#### What is required
Render every entry exactly as it appears.

[Plotting code records]
━━━━━━━━━━━━━━━━━━━━
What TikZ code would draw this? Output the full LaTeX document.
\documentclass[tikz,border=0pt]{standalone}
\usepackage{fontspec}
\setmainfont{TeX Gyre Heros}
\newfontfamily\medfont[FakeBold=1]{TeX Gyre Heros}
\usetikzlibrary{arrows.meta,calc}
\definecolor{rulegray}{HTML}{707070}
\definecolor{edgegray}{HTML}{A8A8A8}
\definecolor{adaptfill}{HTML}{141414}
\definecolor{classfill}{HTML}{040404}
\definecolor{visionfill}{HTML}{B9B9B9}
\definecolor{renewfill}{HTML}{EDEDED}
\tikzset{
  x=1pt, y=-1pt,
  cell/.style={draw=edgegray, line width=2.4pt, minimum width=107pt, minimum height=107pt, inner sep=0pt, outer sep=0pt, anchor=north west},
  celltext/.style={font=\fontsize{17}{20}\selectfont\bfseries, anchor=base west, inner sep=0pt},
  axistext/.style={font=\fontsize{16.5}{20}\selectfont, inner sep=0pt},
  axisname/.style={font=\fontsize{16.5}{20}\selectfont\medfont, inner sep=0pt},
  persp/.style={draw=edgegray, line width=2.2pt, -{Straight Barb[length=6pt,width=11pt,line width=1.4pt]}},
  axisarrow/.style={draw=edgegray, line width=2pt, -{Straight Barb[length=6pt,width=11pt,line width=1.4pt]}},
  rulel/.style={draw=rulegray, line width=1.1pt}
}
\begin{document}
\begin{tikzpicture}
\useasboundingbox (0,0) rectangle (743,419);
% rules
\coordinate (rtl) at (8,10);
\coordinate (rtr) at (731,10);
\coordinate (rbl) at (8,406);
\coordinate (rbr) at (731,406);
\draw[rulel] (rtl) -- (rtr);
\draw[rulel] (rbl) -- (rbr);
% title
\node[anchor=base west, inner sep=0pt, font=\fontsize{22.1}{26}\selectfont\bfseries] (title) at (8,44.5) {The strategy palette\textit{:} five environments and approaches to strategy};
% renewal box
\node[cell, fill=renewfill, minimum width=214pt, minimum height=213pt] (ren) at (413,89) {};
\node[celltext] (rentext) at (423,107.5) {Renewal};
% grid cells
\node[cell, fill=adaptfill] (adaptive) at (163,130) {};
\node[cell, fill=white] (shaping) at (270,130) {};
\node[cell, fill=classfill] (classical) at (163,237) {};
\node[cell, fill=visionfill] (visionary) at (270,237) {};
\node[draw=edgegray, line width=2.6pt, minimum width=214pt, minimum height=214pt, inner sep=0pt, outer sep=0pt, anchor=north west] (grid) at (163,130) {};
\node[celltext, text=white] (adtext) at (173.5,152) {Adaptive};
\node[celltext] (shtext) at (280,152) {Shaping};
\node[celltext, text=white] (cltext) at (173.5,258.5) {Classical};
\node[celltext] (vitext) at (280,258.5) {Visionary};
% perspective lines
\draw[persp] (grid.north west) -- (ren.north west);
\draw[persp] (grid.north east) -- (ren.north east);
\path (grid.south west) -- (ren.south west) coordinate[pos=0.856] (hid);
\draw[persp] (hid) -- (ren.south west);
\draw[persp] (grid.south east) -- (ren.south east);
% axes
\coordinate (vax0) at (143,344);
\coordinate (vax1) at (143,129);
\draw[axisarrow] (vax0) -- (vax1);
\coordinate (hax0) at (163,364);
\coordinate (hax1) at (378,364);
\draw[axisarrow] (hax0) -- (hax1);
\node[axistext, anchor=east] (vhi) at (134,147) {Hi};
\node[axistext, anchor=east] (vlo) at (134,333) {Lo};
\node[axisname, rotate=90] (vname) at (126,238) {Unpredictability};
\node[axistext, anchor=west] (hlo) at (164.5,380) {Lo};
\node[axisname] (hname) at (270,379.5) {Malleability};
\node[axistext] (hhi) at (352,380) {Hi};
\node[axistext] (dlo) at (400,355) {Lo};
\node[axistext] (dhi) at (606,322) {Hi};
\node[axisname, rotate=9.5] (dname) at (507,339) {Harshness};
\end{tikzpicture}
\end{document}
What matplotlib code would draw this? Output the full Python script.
━━━━━━━━━━━━━━━━━━━━
#### Output for this task
What TikZ code would draw this? Output the full LaTeX document.
\documentclass[tikz,border=0pt]{standalone}
\usepackage{fontspec}
\setmainfont{TeX Gyre Heros}
\newfontfamily\medfont[FakeBold=1]{TeX Gyre Heros}
\usetikzlibrary{arrows.meta,calc}
\definecolor{rulegray}{HTML}{707070}
\definecolor{edgegray}{HTML}{A8A8A8}
\definecolor{adaptfill}{HTML}{141414}
\definecolor{classfill}{HTML}{040404}
\definecolor{visionfill}{HTML}{B9B9B9}
\definecolor{renewfill}{HTML}{EDEDED}
\tikzset{
  x=1pt, y=-1pt,
  cell/.style={draw=edgegray, line width=2.4pt, minimum width=107pt, minimum height=107pt, inner sep=0pt, outer sep=0pt, anchor=north west},
  celltext/.style={font=\fontsize{17}{20}\selectfont\bfseries, anchor=base west, inner sep=0pt},
  axistext/.style={font=\fontsize{16.5}{20}\selectfont, inner sep=0pt},
  axisname/.style={font=\fontsize{16.5}{20}\selectfont\medfont, inner sep=0pt},
  persp/.style={draw=edgegray, line width=2.2pt, -{Straight Barb[length=6pt,width=11pt,line width=1.4pt]}},
  axisarrow/.style={draw=edgegray, line width=2pt, -{Straight Barb[length=6pt,width=11pt,line width=1.4pt]}},
  rulel/.style={draw=rulegray, line width=1.1pt}
}
\begin{document}
\begin{tikzpicture}
\useasboundingbox (0,0) rectangle (743,419);
% rules
\coordinate (rtl) at (8,10);
\coordinate (rtr) at (731,10);
\coordinate (rbl) at (8,406);
\coordinate (rbr) at (731,406);
\draw[rulel] (rtl) -- (rtr);
\draw[rulel] (rbl) -- (rbr);
% title
\node[anchor=base west, inner sep=0pt, font=\fontsize{22.1}{26}\selectfont\bfseries] (title) at (8,44.5) {The strategy palette\textit{:} five environments and approaches to strategy};
% renewal box
\node[cell, fill=renewfill, minimum width=214pt, minimum height=213pt] (ren) at (413,89) {};
\node[celltext] (rentext) at (423,107.5) {Renewal};
% grid cells
\node[cell, fill=adaptfill] (adaptive) at (163,130) {};
\node[cell, fill=white] (shaping) at (270,130) {};
\node[cell, fill=classfill] (classical) at (163,237) {};
\node[cell, fill=visionfill] (visionary) at (270,237) {};
\node[draw=edgegray, line width=2.6pt, minimum width=214pt, minimum height=214pt, inner sep=0pt, outer sep=0pt, anchor=north west] (grid) at (163,130) {};
\node[celltext, text=white] (adtext) at (173.5,152) {Adaptive};
\node[celltext] (shtext) at (280,152) {Shaping};
\node[celltext, text=white] (cltext) at (173.5,258.5) {Classical};
\node[celltext] (vitext) at (280,258.5) {Visionary};
% perspective lines
\draw[persp] (grid.north west) -- (ren.north west);
\draw[persp] (grid.north east) -- (ren.north east);
\path (grid.south west) -- (ren.south west) coordinate[pos=0.856] (hid);
\draw[persp] (hid) -- (ren.south west);
\draw[persp] (grid.south east) -- (ren.south east);
% axes
\coordinate (vax0) at (143,344);
\coordinate (vax1) at (143,129);
\draw[axisarrow] (vax0) -- (vax1);
\coordinate (hax0) at (163,364);
\coordinate (hax1) at (378,364);
\draw[axisarrow] (hax0) -- (hax1);
\node[axistext, anchor=east] (vhi) at (134,147) {Hi};
\node[axistext, anchor=east] (vlo) at (134,333) {Lo};
\node[axisname, rotate=90] (vname) at (126,238) {Unpredictability};
\node[axistext, anchor=west] (hlo) at (164.5,380) {Lo};
\node[axisname] (hname) at (270,379.5) {Malleability};
\node[axistext] (hhi) at (352,380) {Hi};
\node[axistext] (dlo) at (400,355) {Lo};
\node[axistext] (dhi) at (606,322) {Hi};
\node[axisname, rotate=9.5] (dname) at (507,339) {Harshness};
\end{tikzpicture}
\end{document}
What matplotlib code would draw this? Output the full Python script.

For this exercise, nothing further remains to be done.